Interrogé sur les implications concrètes d’une telle offre, il a répondu que le Vatican pourrait servir de lieu de rencontre directe entre les deux parties.
«L’objectif serait d’arriver à cela, qu’au moins ils discutent. On verra bien. C’est une offre de lieu», a souligné le cardinal Parolin.
«Nous avons toujours dit et répété aux deux parties que nous étions à leur disposition, avec toute la discrétion nécessaire», a-t-il continué.
La diplomatie vaticane
Le Vatican a peut-être remporté ce qui fut sa plus grande réussite diplomatique du pontificat de François en facilitant les pourparlers entre les États-Unis et Cuba en 2014, qui ont abouti à la reprise des relations diplomatiques.
Le Saint-Siège a également souvent été l’hôte d’initiatives diplomatiques beaucoup moins secrètes, comme lorsqu’il a réuni les dirigeants rivaux du Soudan du Sud en 2019. Cette rencontre est devenue célèbre grâce à l’image de François se penchant pour leur embrasser les pieds et les supplier de faire la paix.
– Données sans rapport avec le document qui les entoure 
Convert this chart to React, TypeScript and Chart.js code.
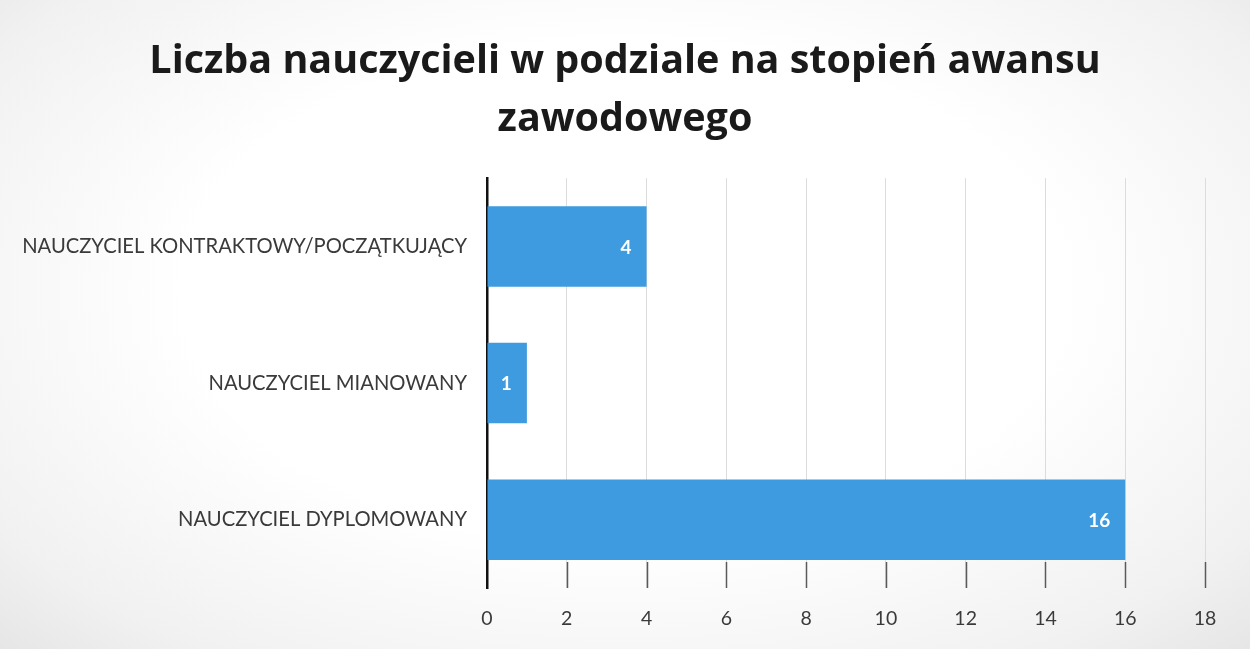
import React, { useEffect, useRef } from "react";
import { Chart, registerables } from "chart.js";

Chart.register(...registerables);

const categories = [
  "NAUCZYCIEL KONTRAKTOWY/POCZĄTKUJĄCY",
  "NAUCZYCIEL MIANOWANY",
  "NAUCZYCIEL DYPLOMOWANY",
];
const values = [4, 1, 16];
const titleLines = ["Liczba nauczycieli w podziale na stopień awansu", "zawodowego"];
const axisMin = 0;
const axisMax = 18;
const axisStep = 2;

const FONT = "Lato, 'Open Sans', sans-serif";
const TITLE_FONT = "'Open Sans', Lato, sans-serif";

const barLabels = {
  id: "barLabels",
  afterDatasetsDraw(chart: any) {
    const ctx = chart.ctx;
    const meta = chart.getDatasetMeta(0);
    ctx.save();
    ctx.fillStyle = "#ffffff";
    ctx.font = `bold 19px ${FONT}`;
    ctx.textAlign = "right";
    ctx.textBaseline = "middle";
    meta.data.forEach((bar: any, i: number) => {
      ctx.fillText(String(chart.data.datasets[0].data[i]), bar.x - 15, bar.y + 1);
    });
    ctx.restore();
  },
};

const tickMarks = {
  id: "tickMarks",
  afterDatasetsDraw(chart: any) {
    const ctx = chart.ctx;
    const xs = chart.scales.x;
    const bottom = chart.chartArea.bottom;
    ctx.save();
    ctx.strokeStyle = "#5a5a5a";
    ctx.lineWidth = 1.5;
    xs.ticks.forEach((t: any, i: number) => {
      if (i === 0) return;
      const x = Math.round(xs.getPixelForValue(t.value)) + 0.5;
      ctx.beginPath();
      ctx.moveTo(x, bottom - 26);
      ctx.lineTo(x, bottom);
      ctx.stroke();
    });
    ctx.restore();
  },
};

export default function App() {
  const ref = useRef<HTMLCanvasElement | null>(null);
  useEffect(() => {
    if (!ref.current) return;
    const chart = new Chart(ref.current, {
      type: "bar",
      data: {
        labels: categories,
        datasets: [
          {
            data: values,
            backgroundColor: "#3e9bdf",
            borderWidth: 0,
            categoryPercentage: 0.59,
            barPercentage: 1,
          },
        ],
      },
      plugins: [barLabels, tickMarks],
      options: {
        indexAxis: "y",
        animation: false,
        responsive: false,
        maintainAspectRatio: false,
        layout: { padding: 0 },
        plugins: {
          legend: { display: false },
          tooltip: { enabled: false },
          title: {
            display: true,
            text: titleLines,
            color: "#1a1a1a",
            font: { family: TITLE_FONT, size: 39.5, weight: "bold", lineHeight: 1.47 },
            padding: { top: 33, bottom: 29 },
          },
        },
        scales: {
          x: {
            min: axisMin,
            max: axisMax,
            ticks: {
              stepSize: axisStep,
              color: "#3a3a3a",
              font: { family: FONT, size: 19.5 },
              padding: 19,
            },
            grid: { color: "#dcdcdc", lineWidth: 1, drawTicks: false },
            border: { display: false },
            afterFit(scale: any) {
              scale.height = 61;
            },
          },
          y: {
            ticks: {
              color: "#3a3a3a",
              font: { family: FONT, size: 20.2 },
              padding: 20,
            },
            grid: { display: false, drawTicks: false },
            border: { display: true, color: "#111111", width: 2.5 },
            afterFit(scale: any) {
              scale.width = 487;
            },
          },
          spacer: {
            type: "category",
            position: "right",
            axis: "y",
            labels: categories,
            ticks: { display: false },
            grid: { display: false, drawTicks: false },
            border: { display: false },
            afterFit(scale: any) {
              scale.width = 45;
            },
          },
        },
      },
    });
    return () => chart.destroy();
  }, []);
  return (
    <div
      style={{
        position: "fixed",
        left: 0,
        top: 0,
        width: 1250,
        height: 649,
        background:
          "radial-gradient(ellipse at 50% 45%, #ffffff 50%, #f1f1f1 85%, #e6e6e6 100%)",
      }}
    >
      <canvas ref={ref} width={1250} height={649} style={{ display: "block" }} />
    </div>
  );
}
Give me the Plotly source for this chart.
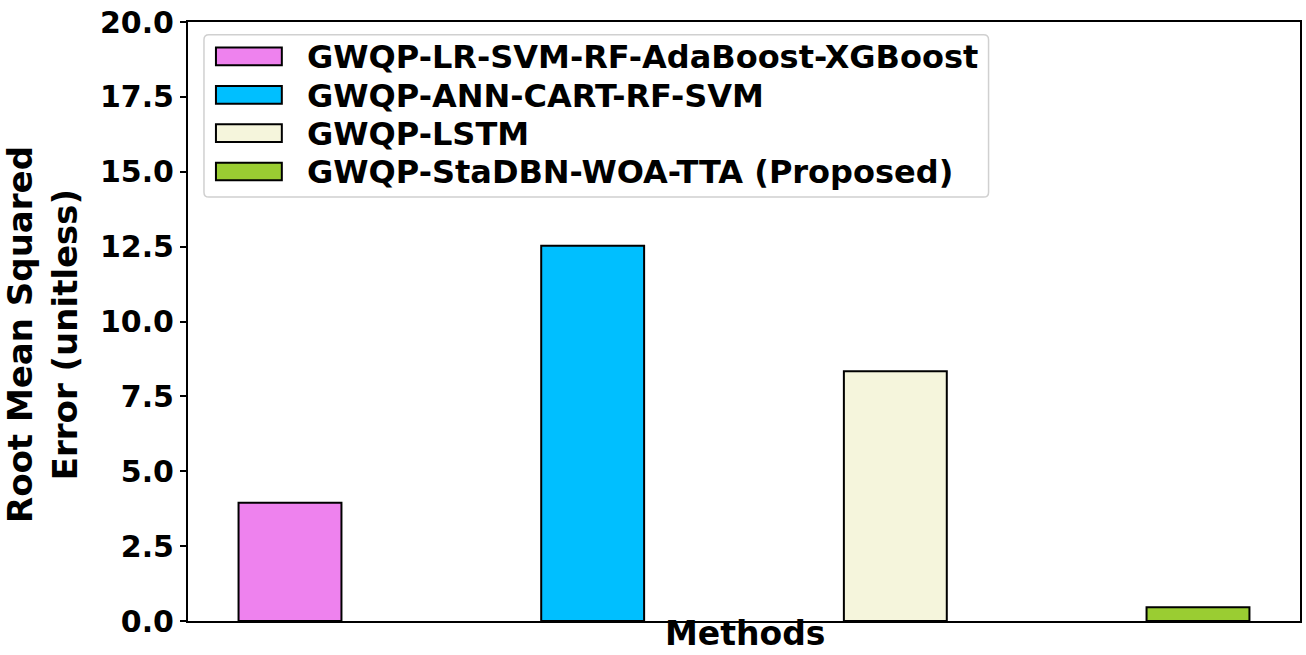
"""RMSE comparison of groundwater quality prediction methods."""

import plotly.graph_objects as go

# ---------------------------------------------------------------------------
# Data
# ---------------------------------------------------------------------------

methods = [
    "GWQP-LR-SVM-RF-AdaBoost-XGBoost",
    "GWQP-ANN-CART-RF-SVM",
    "GWQP-LSTM",
    "GWQP-StaDBN-WOA-TTA (Proposed)",
]
rmse = [3.95, 12.53, 8.34, 0.46]
colors = ["#EE82EE", "#00BFFF", "#F5F5DC", "#9ACD32"]
y_ticks = [0.0, 2.5, 5.0, 7.5, 10.0, 12.5, 15.0, 17.5, 20.0]

# ---------------------------------------------------------------------------
# Layout geometry (pixels of the 1306x655 page)
# ---------------------------------------------------------------------------

W, H = 1306, 655
PL, PR, PT, PB = 188, 1302, 12, 621
FONT = "DejaVu Sans"


def px_x(x):
    return (x - PL) / (PR - PL)


def px_y(y):
    return (PB - y) / (PB - PT)


def rounded_rect(x0, y0, x1, y1, r):
    """Rounded rectangle path in paper coords from pixel corners."""
    rx = r / (PR - PL)
    ry = r / (PB - PT)
    a, b, c, d = px_x(x0), px_y(y1), px_x(x1), px_y(y0)
    return (
        f"M{a + rx},{b} L{c - rx},{b} Q{c},{b} {c},{b + ry} "
        f"L{c},{d - ry} Q{c},{d} {c - rx},{d} L{a + rx},{d} "
        f"Q{a},{d} {a},{d - ry} L{a},{b + ry} Q{a},{b} {a + rx},{b} Z"
    )


fig = go.Figure()
for i, (name, val, col) in enumerate(zip(methods, rmse, colors)):
    fig.add_trace(go.Bar(
        x=[i],
        y=[val],
        name=name,
        width=0.34,
        marker=dict(color=col, line=dict(color="black", width=2)),
        showlegend=False,
    ))

# hand-built legend, matplotlib style
shapes = [dict(
    type="path", xref="paper", yref="paper",
    path=rounded_rect(204, 25, 990, 190, 5),
    line=dict(color="#d0d0d0", width=1.5),
    fillcolor="rgba(255,255,255,0.8)", layer="above",
)]
annotations = []
for k, (name, col) in enumerate(zip(methods, colors)):
    cy = 47 + 39 * k
    shapes.append(dict(
        type="rect", xref="paper", yref="paper",
        x0=px_x(216), x1=px_x(282), y0=px_y(cy + 9), y1=px_y(cy - 9),
        fillcolor=col, line=dict(color="black", width=2), layer="above",
    ))
    annotations.append(dict(
        xref="paper", yref="paper", x=px_x(305), y=px_y(cy + 1),
        xanchor="left", yanchor="middle", showarrow=False,
        text=f"<b>{name}</b>", font=dict(family=FONT, size=32, color="black"),
    ))

annotations.append(dict(
    xref="paper", yref="paper", x=px_x(42), y=px_y(330),
    xanchor="center", yanchor="middle", showarrow=False, textangle=-90,
    text="<b>Root Mean Squared<br>Error (unitless)</b>",
    font=dict(family=FONT, size=34, color="black"),
))
annotations.append(dict(
    xref="paper", yref="paper", x=px_x(746), y=px_y(H),
    xanchor="center", yanchor="bottom", showarrow=False, borderpad=0,
    text="<b>Methods</b>", font=dict(family=FONT, size=33, color="black"),
))

fig.update_layout(
    width=W,
    height=H,
    barmode="overlay",
    plot_bgcolor="white",
    paper_bgcolor="white",
    margin=dict(l=PL, r=W - PR, t=PT, b=H - PB, pad=0),
    shapes=shapes,
    annotations=annotations,
    xaxis=dict(
        range=[-0.337, 3.337], showticklabels=False, ticks="",
        showgrid=False, zeroline=False,
        showline=True, linecolor="black", linewidth=2, mirror=True,
    ),
    yaxis=dict(
        range=[0, 20], tickvals=y_ticks,
        ticktext=[f"<b>{v:.1f}</b>" for v in y_ticks],
        ticks="outside", ticklen=6, tickwidth=1.5, tickcolor="black",
        tickfont=dict(family=FONT, size=30, color="black"),
        ticklabeloverflow="allow",
        showgrid=False, zeroline=False,
        showline=True, linecolor="black", linewidth=2, mirror=True,
    ),
)

# drop the browser's default body margin so the figure sits at (0, 0)
fig.write_html(
    "out.html",
    config={"displayModeBar": False},
    post_script="document.body.style.margin = '0px';",
)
L’initiative diplomatique la plus cruciale du Saint-Siège a peut-être eu lieu au plus fort de la crise des missiles de Cuba, lorsqu’à l’automne 1962, le premier ministre soviétique Nikita Khrouchtchev avait ordonné le déploiement secret de missiles nucléaires à Cuba, rapidement détectés par des avions-espions américains.
Alors que l’administration Kennedy réfléchissait à sa réponse face à la menace d’une guerre nucléaire imminente, le pape Jean XXIII a plaidé pour la paix dans une allocution radiophonique publique, dans un discours aux ambassadeurs du Vatican et également dans des messages en privé à MM. Kennedy et Khrouchtchev, les invitant à se retirer.
De nombreux historiens ont attribué aux appels de Jean XXIII le mérite d’avoir aidé les deux camps à éviter la guerre nucléaire.